Le Tribunal a ensuite tenté de fournir une nouvelle définition en posant le principe suivant. Premièrement, lorsqu'on examine si deux inventions sont équivalentes, le premier facteur à considérer est l'identité des éléments structurels et fonctionnels des deux inventions par rapport à la solution du problème technique : il n'y a pas contrefaçon si la seconde invention résout un problème différent de celui de la première invention. Deuxièmement, pour conclure à une contrefaçon par équivalent il faut que le contrefacteur présumé résolve le même problème technique que celui de l'invention brevetée en procédant à des modifications fonctionnelles ou structurelles qui paraîtraient évidentes pour une personne disposant de connaissances moyennes dans le domaine concerné.
En ce qui concerne la troisième question traitée dans cette affaire, le Tribunal a donné une définition des inventions dépendantes en déclarant qu'une invention dépendante est une solution innovante à un problème technique, qui découle de l'invention dont elle dépend.
A la lumière de ces principes de base, le Tribunal a estimé que :
(1) l'invention était nouvelle et originale compte tenu des clarifications apportées ci-dessus ;
(2) l'étendue de la protection conférée par le brevet Liberati était identique à celle de l'exemple donné, sachant que l'invention se distinguait de celles mentionnées dans l'état de la technique ;
(3) les capsules vendues par GP se distinguaient de l'invention faisant l'objet du brevet Liberati en raison (i) de la position de la bande (latérale) et (ii) de l'absence de bande intérieure dans le brevet Liberati.
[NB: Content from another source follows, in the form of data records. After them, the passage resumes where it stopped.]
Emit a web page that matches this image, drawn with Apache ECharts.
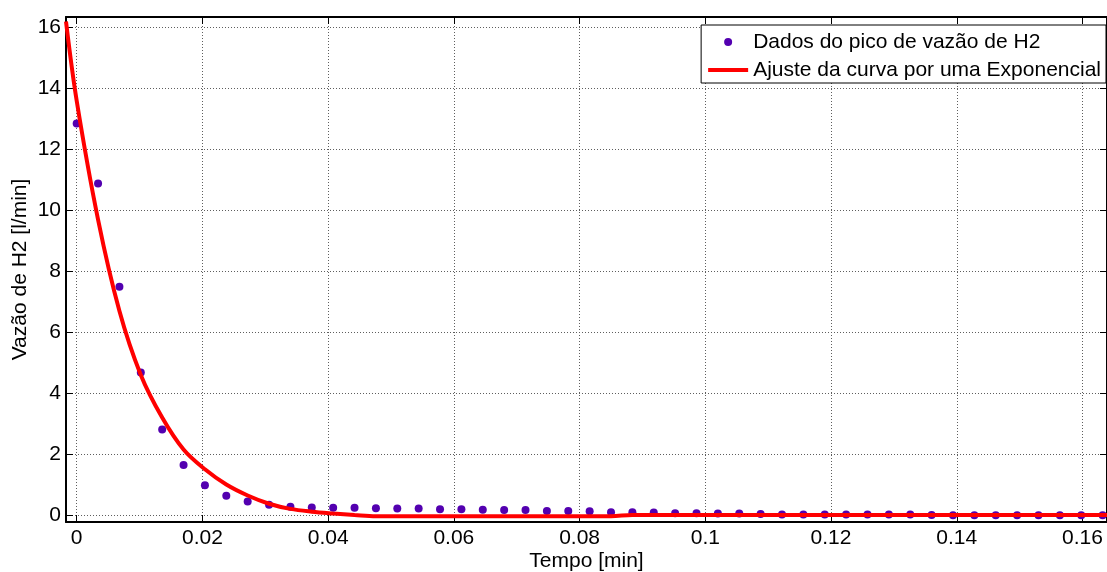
<!DOCTYPE html>
<html>
<head>
<meta charset="utf-8">
<script src="https://cdn.jsdelivr.net/npm/echarts@6/dist/echarts.min.js"></script>
<style>
  html, body { margin: 0; padding: 0; background: #fff; }
  #chart { width: 1107px; height: 572px; }
</style>
</head>
<body>
<div id="chart"></div>
<script>
// ---- Data ----
const tempoDados = [0, 0.0034, 0.0068, 0.0102, 0.0136, 0.017, 0.0204, 0.0238, 0.0272, 0.0306,
  0.034, 0.0374, 0.0408, 0.0442, 0.0476, 0.051, 0.0544, 0.0578, 0.0612, 0.0646,
  0.068, 0.0714, 0.0748, 0.0782, 0.0816, 0.085, 0.0884, 0.0918, 0.0952, 0.0986,
  0.102, 0.1054, 0.1088, 0.1122, 0.1156, 0.119, 0.1224, 0.1258, 0.1292, 0.1326,
  0.136, 0.1394, 0.1428, 0.1462, 0.1496, 0.153, 0.1564, 0.1598, 0.1632];
const vazaoDados = [12.85, 10.88, 7.49, 4.68, 2.81, 1.64, 0.98, 0.63, 0.44, 0.34,
  0.27, 0.25, 0.24, 0.24, 0.22, 0.21, 0.21, 0.19, 0.19, 0.17,
  0.16, 0.16, 0.13, 0.13, 0.12, 0.09, 0.09, 0.08, 0.06, 0.06,
  0.05, 0.05, 0.03, 0.02, 0.02, 0.02, 0.02, 0.02, 0.02, 0.02,
  0.0, -0.01, -0.01, -0.01, -0.01, -0.01, -0.01, -0.01, -0.01];

const tempoAjuste = [-0.0017, 0, 0.0034, 0.0068, 0.0102, 0.0136, 0.017, 0.0204, 0.0238, 0.0272,
  0.0306, 0.034, 0.0374, 0.0408, 0.0442, 0.0476, 0.051, 0.0544, 0.0578, 0.0612,
  0.0646, 0.068, 0.0714, 0.0748, 0.0782, 0.0816, 0.085, 0.0884, 0.0918, 0.0952,
  0.0986, 0.102, 0.1054, 0.1088, 0.1122, 0.1156, 0.119, 0.1224, 0.1258, 0.1292,
  0.1326, 0.136, 0.1394, 0.1428, 0.1462, 0.1496, 0.153, 0.1564, 0.1598, 0.1632, 0.1639];
const vazaoAjuste = [16.2, 13.6, 9.7, 6.7, 4.6, 3.2, 2.15, 1.5, 1.0, 0.64,
  0.37, 0.2, 0.11, 0.05, 0.0, -0.04, -0.04, -0.04, -0.04, -0.04,
  -0.04, -0.04, -0.04, -0.04, -0.04, -0.04, -0.04, 0.0, 0.0, 0.0,
  0.0, 0.0, 0.0, 0.0, 0.0, 0.0, 0.0, 0.0, 0.0, 0.0,
  0.0, 0.0, 0.0, 0.0, 0.0, 0.0, 0.0, 0.0, 0.0, 0.0, 0.0];

const nomeDados = 'Dados do pico de vazão de H2';
const nomeAjuste = 'Ajuste da curva por uma Exponencial';
const xTitulo = 'Tempo [min]';
const yTitulo = 'Vazão de H2 [l/min]';
const xLimites = [-0.0017, 0.1639];
const yLimites = [-0.23, 16.35];
const xPasso = 0.02;
const yPasso = 2;

// ---- Chart ----
const FONT = '"Liberation Sans", Arial, sans-serif';
function fmt(step) {
  return function (v) {
    const k = v / step;
    if (Math.abs(k - Math.round(k)) > 1e-6) return '';
    return String(+(Math.round(k) * step).toFixed(6));
  };
}
const gridLine = { show: true, lineStyle: { color: '#5e5e5e', type: [1, 2], width: 1 } };
const axLine = { show: true, onZero: false, lineStyle: { color: '#000', width: 2 } };
const tick = { show: true, inside: true, length: 7, lineStyle: { color: '#000', width: 1 } };

const chart = echarts.init(document.getElementById('chart'), null, { renderer: 'canvas' });
chart.setOption({
  backgroundColor: '#fff',
  animation: false,
  textStyle: { fontFamily: FONT },
  grid: { left: 66, top: 17, right: 0, bottom: 50, containLabel: false, outerBoundsMode: 'none' },
  legend: {
    orient: 'vertical',
    right: 1,
    top: 25,
    backgroundColor: '#fff',
    borderColor: '#000',
    borderWidth: 1,
    borderRadius: 0,
    padding: [5, 5, 1, 7],
    itemGap: 4,
    itemWidth: 40,
    itemHeight: 8,
    symbolKeepAspect: true,
    textStyle: { fontSize: 21, color: '#000', fontFamily: FONT, lineHeight: 24 },
    data: [
      { name: nomeDados, icon: 'circle', itemStyle: { color: '#5300b0', opacity: 1 } },
      { name: nomeAjuste, icon: 'path://M0,0 L40,0 L40,4 L0,4 Z', itemStyle: { color: '#ff0000' } }
    ]
  },
  xAxis: [{
    type: 'value',
    min: xLimites[0], max: xLimites[1],
    splitNumber: 8,
    name: xTitulo, nameLocation: 'middle', nameGap: 29, nameMoveOverlap: false,
    nameTextStyle: { fontSize: 21, color: '#000', fontFamily: FONT },
    axisLine: axLine,
    axisTick: tick,
    axisLabel: { fontSize: 21, color: '#000', margin: 6, formatter: fmt(xPasso), fontFamily: FONT, hideOverlap: false },
    splitLine: gridLine
  }, {
    type: 'value', position: 'top',
    min: xLimites[0], max: xLimites[1], splitNumber: 8,
    axisLine: axLine,
    axisTick: tick,
    axisLabel: { show: false },
    splitLine: { show: false }
  }],
  yAxis: [{
    type: 'value',
    min: yLimites[0], max: yLimites[1],
    splitNumber: 8,
    name: yTitulo, nameLocation: 'middle', nameGap: 35, nameMoveOverlap: false,
    nameTextStyle: { fontSize: 21, color: '#000', fontFamily: FONT },
    axisLine: axLine,
    axisTick: tick,
    axisLabel: { fontSize: 21, color: '#000', margin: 5, formatter: fmt(yPasso), fontFamily: FONT, hideOverlap: false },
    splitLine: gridLine
  }, {
    type: 'value', position: 'right',
    min: yLimites[0], max: yLimites[1], splitNumber: 8,
    axisLine: axLine,
    axisTick: tick,
    axisLabel: { show: false },
    splitLine: { show: false }
  }],
  series: [{
    name: nomeDados,
    type: 'scatter',
    symbol: 'circle',
    symbolSize: 8,
    itemStyle: { color: '#5300b0', opacity: 1 },
    data: tempoDados.map((t, i) => [t, vazaoDados[i]]),
    z: 2
  }, {
    name: nomeAjuste,
    type: 'line',
    symbol: 'none',
    showSymbol: false,
    smooth: 0.35,
    lineStyle: { color: '#ff0000', width: 4 },
    itemStyle: { color: '#ff0000' },
    data: tempoAjuste.map((t, i) => [t, vazaoAjuste[i]]),
    clip: true,
    z: 3
  }]
});
</script>
</body>
</html>
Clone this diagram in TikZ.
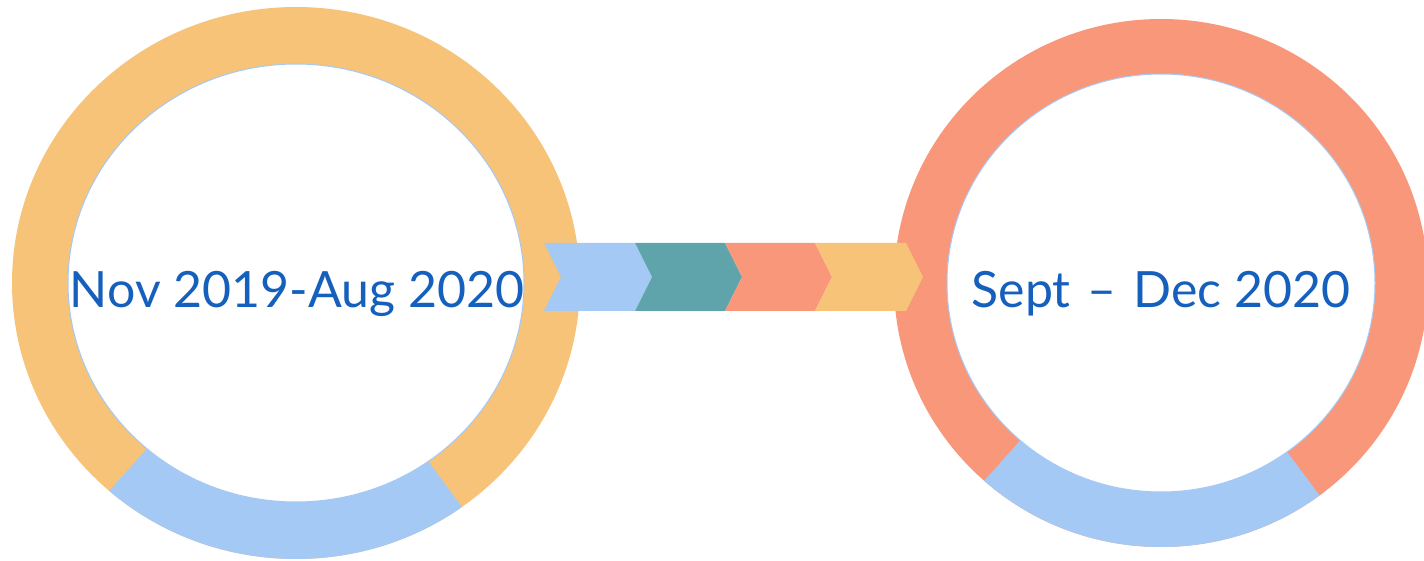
\documentclass[tikz,border=0pt]{standalone}
\usepackage{fontspec}
\setmainfont{Lato}
\definecolor{ringorange}{HTML}{F7C379}
\definecolor{ringsalmon}{HTML}{F9977A}
\definecolor{ringblue}{HTML}{A4C9F5}
\definecolor{chevteal}{HTML}{5FA4AB}
\definecolor{datablue}{HTML}{1560BD}
\tikzset{datetext/.style={anchor=base, inner sep=0pt, text=datablue, font=\fontsize{25}{30}\selectfont}}
\tikzset{innerhole/.style={fill=white, draw=ringblue, line width=0.5pt}}

\begin{document}
\begin{tikzpicture}[x=0.5pt,y=-0.5pt]
    \useasboundingbox (0,0) rectangle (1424,561);
    % left ring
    \fill[ringorange] (296,283) ellipse (284 and 276);
    \begin{scope}
        \clip (296,283) ellipse (284 and 276);
        \fill[ringblue] (296,283) -- (-78,699) -- (628,731) -- cycle;
    \end{scope}
    \filldraw[innerhole] (296,283) ellipse (228 and 219);
    % right ring
    \fill[ringsalmon] (1161,283) ellipse (267 and 264);
    \begin{scope}
        \clip (1161,283) ellipse (267 and 264);
        \fill[ringblue] (1161,283) -- (807,679) -- (1479,709) -- cycle;
    \end{scope}
    \filldraw[innerhole] (1161,283) ellipse (214 and 209);
    % chevrons
    \fill[ringblue] (544,243) -- (635,243) -- (652,277) -- (635,311) -- (544,311) -- (561,277) -- cycle;
    \fill[chevteal] (635,243) -- (725,243) -- (742,277) -- (725,311) -- (635,311) -- (652,277) -- cycle;
    \fill[ringsalmon] (725,243) -- (815,243) -- (832,277) -- (815,311) -- (725,311) -- (742,277) -- cycle;
    \fill[ringorange] (815,243) -- (906,243) -- (923,277) -- (906,311) -- (815,311) -- (832,277) -- cycle;
    % labels
    \node[datetext] (start) at (297,307) {Nov 2019-Aug 2020};
    \node[datetext] (finish) at (1161,307) {Sept\hspace{2pt} – \hspace{2pt}Dec 2020};
\end{tikzpicture}
\end{document}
Ces deux différences structurelles constituaient une différence fonctionnelle comme expliqué plus haut ;
(4) à la lumière des preuves examinées, l'invention divulguée dans le brevet GP dépendait de celle divulguée dans le brevet Liberati, étant donné qu'elle découlait de l'enseignement du brevet Liberati ;
(5) le brevet GP était valide et non contrefaisant ;
(6) il convenait d'allouer des dommages et intérêts dans une procédure distincte pour avoir exploité une invention dépendante sans autorisation préalable (c'est-à-dire sans licence) ;
(7) il n'était pas nécessaire de détruire les capsules GP ni de publier le jugement.